Stocks of agro-chemical makers have been on a roll, thanks to healthy financial performance. Steady growth in the domestic market, healthy demand in key international markets and the rupee depreciation against the dollar helped the industry grow at a robust pace, despite erratic monsoons. This led to re-rating of stocks of pesticide makers over the last few years.

Despite the sharp rally, some of them are still attractively priced, considering the good growth prospects over a three-to-five year horizon.

Among these is the stock of Insecticides India. Despite being a late entrant into the Indian agrochemical market, its well planned brand acquisition strategy helped the company quickly mop up revenues.

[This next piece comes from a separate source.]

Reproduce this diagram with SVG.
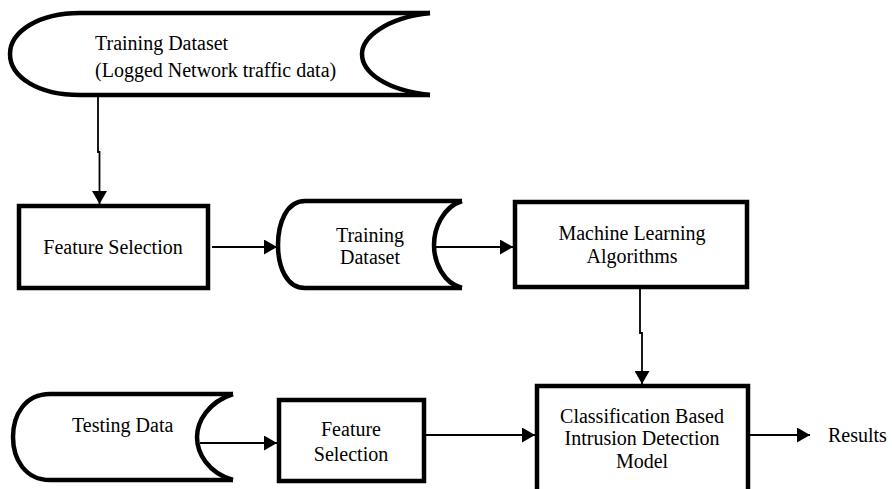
<svg xmlns="http://www.w3.org/2000/svg" width="892" height="489" viewBox="0 0 892 489">
<defs>
<style>
.shape{fill:#fff;stroke:#000;stroke-width:4.5;stroke-linejoin:miter}
.curve{fill:none;stroke:#000;stroke-width:4.5}
.conn{fill:none;stroke:#000;stroke-width:1.8}
text{font-family:"Liberation Serif","Times New Roman",serif;font-size:20px;fill:#000}
.c{text-anchor:middle}
</style>
<marker id="ah" viewBox="0 0 13 15" refX="13" refY="7.5" markerWidth="13" markerHeight="15" markerUnits="userSpaceOnUse" orient="auto">
<path d="M0,0 L13,7.5 L0,15 Z" fill="#000"/>
</marker>
</defs>
<rect width="892" height="489" fill="#fff"/>

<g id="training-dataset-top">
<path class="shape" d="M430,13 L80,13 C38,13 10,32 10,54 C10,77 38,95 80,95 L430,95"/>
<path class="curve" d="M430,13 C385,18 362,38 362,54 C362,72 385,90 430,95"/>
<text x="95" y="50">Training Dataset</text>
<text x="95" y="77">(Logged Network traffic data)</text>
</g>

<g id="feature-selection-1">
<rect class="shape" x="19" y="206" width="189" height="82"/>
<text class="c" x="113" y="254">Feature Selection</text>
</g>

<g id="training-dataset-mid">
<path class="shape" d="M462,201 L305,201 C286,201 278,224 278,245 C278,266 286,288 305,288 L462,288"/>
<path class="curve" d="M462,201 C443,207 434,228 434,245 C434,262 443,283 462,288"/>
<text class="c" x="370" y="242">Training</text>
<text class="c" x="370" y="264">Dataset</text>
</g>

<g id="ml-algorithms">
<rect class="shape" x="515" y="202" width="232" height="85"/>
<text class="c" x="632" y="240">Machine Learning</text>
<text class="c" x="632" y="263">Algorithms</text>
</g>

<g id="testing-data">
<path class="shape" d="M233,394 L50,394 C25,394 13,415 13,437 C13,459 25,480 50,480 L233,480"/>
<path class="curve" d="M233,394 C208,402 197,422 197,437 C197,453 208,473 233,480"/>
<text x="72" y="432">Testing Data</text>
</g>

<g id="feature-selection-2">
<rect class="shape" x="279" y="400" width="145" height="81"/>
<text class="c" x="351" y="436">Feature</text>
<text class="c" x="351" y="461">Selection</text>
</g>

<g id="classification-model">
<rect class="shape" x="537" y="386" width="211" height="115"/>
<text class="c" x="642" y="423">Classification Based</text>
<text class="c" x="642" y="445">Intrusion Detection</text>
<text class="c" x="642" y="468">Model</text>
</g>

<g id="results">
<text x="828" y="442">Results</text>
</g>

<g id="connectors">
<path class="conn" d="M98,96 L98,152 L99.5,152 L99.5,204" marker-end="url(#ah)"/>
<path class="conn" d="M212,247 L277,247" marker-end="url(#ah)"/>
<path class="conn" d="M434,247 L513,247" marker-end="url(#ah)"/>
<path class="conn" d="M640,289 L640,333 L642,333 L642,384" marker-end="url(#ah)"/>
<path class="conn" d="M200,443 L277,443" marker-end="url(#ah)"/>
<path class="conn" d="M426,435 L535,435" marker-end="url(#ah)"/>
<path class="conn" d="M750,435 L810,435" marker-end="url(#ah)"/>
</g>
</svg>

While the company's capacity expansion project at its Rajasthan and Gujarat plants will drive growth over the short term, progress in its innovative research project can spur the company’s growth over the next five years.

At ₹887, the stock trades at about 13 times its estimated 2015-16 earnings, implying a 35 per cent discount to peers such as PI Industries and Rallis India.

Having started off as a generic pesticide formulator, Insecticides India has, over the years, morphed into an integrated crop protection player. Its strategy to acquire leading brands acted as the key growth engine.

The acquisition of three large brands from Montari Industries laid the foundation for the swift scale-up in revenue.

The company also strengthened its research capability by setting up a research and development centre in 2005 to launch generic insecticide brands such as Victor and Arrow. These are now among its top selling brands.

Expanding capacity

In 2012, Insecticides India joined hands with the Japanese crop protection major Nissan Chemicals to sell its herbicide brands, Hakama and Pulsor, which met with good response from the farming community.

Besides launching generic versions of leading innovative brands, marketing tie-ups with global players such as the US-based Amvac Chemicals for its Thimet brand enabled Insecticides India expand its product basket.

The company is building additional manufacturing capacities which can drive growth in the near term. Its formulation manufacturing capacity at Rajasthan has been expanded by 25 per cent to 75,000 tonnes per annum.

The company is expanding its active ingredient facility at Gujarat by putting up two additional lines; the total number of lines will then stand at 12. The new capacity is expected to become operational by first quarter of the next fiscal.

According to the management, these investments can help the company double its revenue over the next three-four years.

On discovery mode

Insecticides India is in a transition phase — from a pure generics company into an innovative agrochemical maker. The company is working on discovery of new molecules through a joint venture with the Japan-based Oatsuka Agri Techno Company, in which Insectides India holds 20 per cent stake.

With 35 scientists working on a few innovative molecules, the company expects to launch its first product over the next four years.

However, given the risk associated with innovative research, delay beyond four years cannot be ruled out. Insecticides India’s current product basket consists of 120 brands.

This includes flagship brands such as Victor, Thimet, Nuvan, Lethal and Monocil.

The top 20 brands account for almost 75 per cent of the company’s revenue — the product concentration is lesser compared with peers such as Excel Crop Care.

In the first half of 2014-15, the company’s revenue grew 22 per cent to ₹654 crore compared with the same period last year.

Operating profit margin expanded by 1.7 percentage points to 11.7 per cent during this period. Net profit grew 44 per cent to ₹40 crore.